News stories about mass murder have become so common on the 24-hour news channels that we almost take them for granted. But when it happens close to home, and you know one of the victims, it becomes much more personal.
I had met Ben Teague on a number of occasions while covering art events around northeast Georgia. I did not know him as a friend, but as someone that I would recognize and speak to when we happened to be at the same place. I was also somewhat familiar with the Town and Gown Players. On several occasions I had made publicity pictures for one of their productions. I was just close enough to feel the shock of the vicious attack on three members of the organization.
This led me to question the frequency of such crimes. Are there more of them than in the past, or does the appetite for news stories by the 24-hour stations create more coverage?

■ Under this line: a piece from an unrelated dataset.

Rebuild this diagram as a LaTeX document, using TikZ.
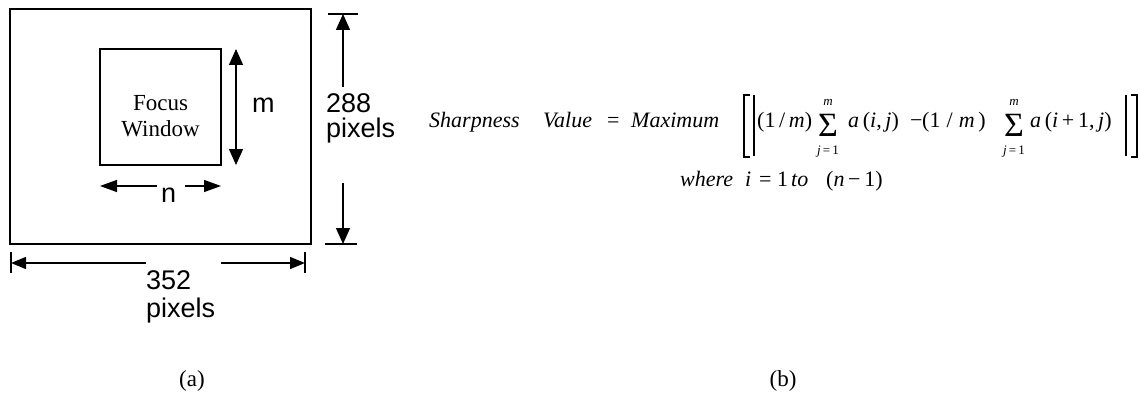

The latest complete figures on violent crime I can find is 2004. That year we had a small decrease in the violent crime rate nationwide. And the partial figures out for more recent years do not show a dramatic increase. Therefore, I must assume that these attacks were occurring all along, but we only heard about the ones in our region, and not those from more distant sites.
It is good that we are hearing about all the attacks around the nation, because the more aware we become of this problem, the more likely we are to start seeking a solution. Naturally, I have an opinion about this, but then again I have an opinion about most things. So please take this for what it is, my opinion and nothing more.
The basis for our society was personal responsibility. People grew up knowing that they would have to take responsibility for themselves and their families. They were taught this in the classroom, in the church, and by the senior members of their community. If you made a mistake, you were expected to be held responsible for that mistake. But that is no longer the case. When bad things happen today, everyone concerned starts looking for someone or something to blame other than themselves. “It’s not my fault” is the immediate response. People blame the economy, society, their childhood, anything but their own failure.
And in nearly every case, they expect government to fix their problems. And when government cannot compensate for their own inadequacies, they strike out in anger. You see rally after rally and hear speaker after speaker calling for “civil rights” and “human rights” and “poverty rights.” What you almost never hear is someone urging people to assume responsibility for their own lives. And when someone does, like Bill Cosby, he or she is instantly vilified.
I am convinced that if Professor George Zinkhan had been well grounded in individual responsibility, Ben Teague, Marie Bruce and Tom Tanner would still be alive today.
But then again I am nothing more than a half smart, semi-self educated Georgia redneck. What do I know?